[BEGIN]

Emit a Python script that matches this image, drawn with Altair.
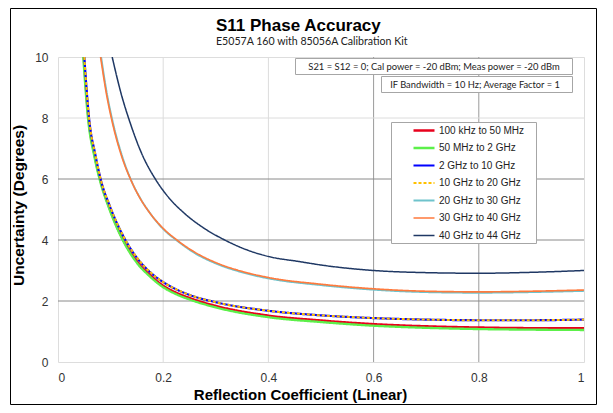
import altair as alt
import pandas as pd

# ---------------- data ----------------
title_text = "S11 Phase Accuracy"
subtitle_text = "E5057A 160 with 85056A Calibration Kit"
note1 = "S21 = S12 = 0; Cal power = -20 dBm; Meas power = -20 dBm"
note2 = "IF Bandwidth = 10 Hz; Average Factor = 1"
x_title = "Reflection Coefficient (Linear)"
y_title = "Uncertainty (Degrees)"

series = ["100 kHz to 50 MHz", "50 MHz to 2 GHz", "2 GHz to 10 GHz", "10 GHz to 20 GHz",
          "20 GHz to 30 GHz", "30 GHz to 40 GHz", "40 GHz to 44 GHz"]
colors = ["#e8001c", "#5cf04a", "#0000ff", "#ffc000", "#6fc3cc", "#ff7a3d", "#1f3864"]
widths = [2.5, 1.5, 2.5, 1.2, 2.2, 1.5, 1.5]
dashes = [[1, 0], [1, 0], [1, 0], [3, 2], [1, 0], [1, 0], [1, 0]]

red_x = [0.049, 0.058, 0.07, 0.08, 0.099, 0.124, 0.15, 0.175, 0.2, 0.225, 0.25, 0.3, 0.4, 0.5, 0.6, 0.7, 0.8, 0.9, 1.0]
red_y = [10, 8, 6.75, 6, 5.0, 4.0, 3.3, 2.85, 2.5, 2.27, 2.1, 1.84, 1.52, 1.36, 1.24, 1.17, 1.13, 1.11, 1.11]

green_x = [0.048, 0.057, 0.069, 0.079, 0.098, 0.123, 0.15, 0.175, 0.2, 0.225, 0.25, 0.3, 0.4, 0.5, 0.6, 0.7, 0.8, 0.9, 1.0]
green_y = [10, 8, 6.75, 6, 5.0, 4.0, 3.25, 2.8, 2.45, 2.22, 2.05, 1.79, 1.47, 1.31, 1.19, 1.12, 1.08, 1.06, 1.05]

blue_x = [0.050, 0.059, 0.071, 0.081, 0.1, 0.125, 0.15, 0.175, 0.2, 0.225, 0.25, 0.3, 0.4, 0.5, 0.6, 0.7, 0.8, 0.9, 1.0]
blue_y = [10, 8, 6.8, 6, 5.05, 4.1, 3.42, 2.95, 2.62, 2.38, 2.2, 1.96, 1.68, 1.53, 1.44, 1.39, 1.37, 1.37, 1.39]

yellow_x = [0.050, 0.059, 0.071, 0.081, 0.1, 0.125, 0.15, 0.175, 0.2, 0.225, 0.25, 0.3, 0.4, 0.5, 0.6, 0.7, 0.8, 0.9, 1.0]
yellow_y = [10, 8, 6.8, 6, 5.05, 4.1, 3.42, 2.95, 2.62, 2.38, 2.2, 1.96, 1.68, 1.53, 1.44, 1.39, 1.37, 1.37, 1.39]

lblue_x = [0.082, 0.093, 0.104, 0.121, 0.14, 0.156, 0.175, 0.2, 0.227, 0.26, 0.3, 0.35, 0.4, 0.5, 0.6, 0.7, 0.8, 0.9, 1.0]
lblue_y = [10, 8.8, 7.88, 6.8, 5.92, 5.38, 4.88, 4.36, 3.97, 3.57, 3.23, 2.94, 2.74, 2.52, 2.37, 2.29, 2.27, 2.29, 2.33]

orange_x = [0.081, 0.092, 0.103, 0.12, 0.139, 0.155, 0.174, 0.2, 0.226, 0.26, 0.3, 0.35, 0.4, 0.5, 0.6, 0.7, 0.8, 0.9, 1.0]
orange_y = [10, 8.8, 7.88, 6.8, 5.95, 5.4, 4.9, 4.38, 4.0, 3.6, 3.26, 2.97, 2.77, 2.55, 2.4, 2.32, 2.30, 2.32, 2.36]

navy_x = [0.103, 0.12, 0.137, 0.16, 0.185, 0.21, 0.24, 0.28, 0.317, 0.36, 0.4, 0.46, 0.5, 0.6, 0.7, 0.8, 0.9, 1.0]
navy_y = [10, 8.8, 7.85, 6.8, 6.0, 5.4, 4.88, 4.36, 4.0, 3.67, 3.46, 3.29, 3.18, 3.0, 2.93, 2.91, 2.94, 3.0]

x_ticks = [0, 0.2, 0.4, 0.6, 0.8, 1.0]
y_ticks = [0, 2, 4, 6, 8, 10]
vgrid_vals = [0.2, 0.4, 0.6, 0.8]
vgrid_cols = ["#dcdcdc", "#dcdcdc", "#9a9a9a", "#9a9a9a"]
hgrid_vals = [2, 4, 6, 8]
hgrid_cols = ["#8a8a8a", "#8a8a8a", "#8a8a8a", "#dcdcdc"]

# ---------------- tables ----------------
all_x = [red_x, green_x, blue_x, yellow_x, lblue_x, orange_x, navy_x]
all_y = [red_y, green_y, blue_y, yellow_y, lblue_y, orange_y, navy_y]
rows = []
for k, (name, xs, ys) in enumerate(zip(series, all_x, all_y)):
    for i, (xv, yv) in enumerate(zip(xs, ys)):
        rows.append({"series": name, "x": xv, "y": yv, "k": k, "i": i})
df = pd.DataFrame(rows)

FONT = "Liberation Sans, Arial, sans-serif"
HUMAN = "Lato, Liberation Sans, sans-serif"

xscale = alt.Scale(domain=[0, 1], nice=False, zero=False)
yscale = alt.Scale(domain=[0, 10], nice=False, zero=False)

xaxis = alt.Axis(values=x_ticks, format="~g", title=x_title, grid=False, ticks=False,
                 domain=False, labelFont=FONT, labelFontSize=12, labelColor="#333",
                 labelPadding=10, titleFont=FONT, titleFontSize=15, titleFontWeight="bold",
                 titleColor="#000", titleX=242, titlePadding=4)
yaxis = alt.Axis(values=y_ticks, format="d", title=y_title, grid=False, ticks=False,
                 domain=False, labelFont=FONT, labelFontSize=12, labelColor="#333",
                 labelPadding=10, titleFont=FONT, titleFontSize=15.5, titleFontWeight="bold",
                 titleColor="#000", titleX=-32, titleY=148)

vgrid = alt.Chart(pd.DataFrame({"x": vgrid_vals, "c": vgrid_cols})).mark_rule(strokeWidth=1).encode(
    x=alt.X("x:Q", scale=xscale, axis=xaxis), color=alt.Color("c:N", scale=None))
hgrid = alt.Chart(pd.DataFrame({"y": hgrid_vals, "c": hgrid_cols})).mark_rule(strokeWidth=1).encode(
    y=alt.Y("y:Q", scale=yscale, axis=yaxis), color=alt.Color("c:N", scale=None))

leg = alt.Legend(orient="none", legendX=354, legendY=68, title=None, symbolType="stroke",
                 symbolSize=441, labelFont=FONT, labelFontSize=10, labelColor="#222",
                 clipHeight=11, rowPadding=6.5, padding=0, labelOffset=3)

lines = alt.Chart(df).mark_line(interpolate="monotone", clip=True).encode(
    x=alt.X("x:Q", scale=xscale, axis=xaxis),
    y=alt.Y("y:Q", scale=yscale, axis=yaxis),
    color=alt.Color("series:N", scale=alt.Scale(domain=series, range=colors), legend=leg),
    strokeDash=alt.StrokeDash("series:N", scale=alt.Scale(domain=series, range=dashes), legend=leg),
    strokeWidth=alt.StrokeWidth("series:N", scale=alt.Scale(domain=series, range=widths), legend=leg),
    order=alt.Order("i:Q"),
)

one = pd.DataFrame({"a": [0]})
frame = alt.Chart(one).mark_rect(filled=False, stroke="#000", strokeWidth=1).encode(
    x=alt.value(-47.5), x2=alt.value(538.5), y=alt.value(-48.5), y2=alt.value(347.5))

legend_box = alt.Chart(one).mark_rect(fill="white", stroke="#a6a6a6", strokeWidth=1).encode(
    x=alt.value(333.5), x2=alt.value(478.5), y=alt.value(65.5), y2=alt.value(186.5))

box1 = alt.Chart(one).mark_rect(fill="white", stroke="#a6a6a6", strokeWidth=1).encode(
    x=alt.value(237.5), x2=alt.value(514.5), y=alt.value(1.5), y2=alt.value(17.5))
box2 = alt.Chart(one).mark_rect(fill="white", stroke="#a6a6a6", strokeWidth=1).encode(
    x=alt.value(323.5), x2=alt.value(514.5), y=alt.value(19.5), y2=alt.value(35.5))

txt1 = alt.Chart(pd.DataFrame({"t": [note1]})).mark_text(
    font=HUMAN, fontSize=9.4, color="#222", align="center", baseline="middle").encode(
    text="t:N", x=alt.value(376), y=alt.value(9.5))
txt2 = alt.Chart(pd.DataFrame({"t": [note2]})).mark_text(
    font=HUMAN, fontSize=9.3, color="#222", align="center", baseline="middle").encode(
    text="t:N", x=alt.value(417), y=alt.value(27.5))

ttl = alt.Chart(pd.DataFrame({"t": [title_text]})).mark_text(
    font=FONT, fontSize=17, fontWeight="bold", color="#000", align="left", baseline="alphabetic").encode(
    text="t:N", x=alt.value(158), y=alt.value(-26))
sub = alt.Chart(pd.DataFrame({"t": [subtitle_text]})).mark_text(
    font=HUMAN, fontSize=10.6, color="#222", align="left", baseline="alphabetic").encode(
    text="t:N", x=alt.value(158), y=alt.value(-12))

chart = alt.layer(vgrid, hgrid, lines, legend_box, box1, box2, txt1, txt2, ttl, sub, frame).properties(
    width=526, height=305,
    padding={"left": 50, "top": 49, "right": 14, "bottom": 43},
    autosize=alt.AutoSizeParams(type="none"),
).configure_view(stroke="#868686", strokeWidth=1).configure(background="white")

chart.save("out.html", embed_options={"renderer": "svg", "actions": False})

[END]

Restate the material word for word from its first line through the line containing "import pandas as pd", both included; the pictures do not belong in it.

Emit a Python script that matches this image, drawn with Altair.
import altair as alt
import pandas as pd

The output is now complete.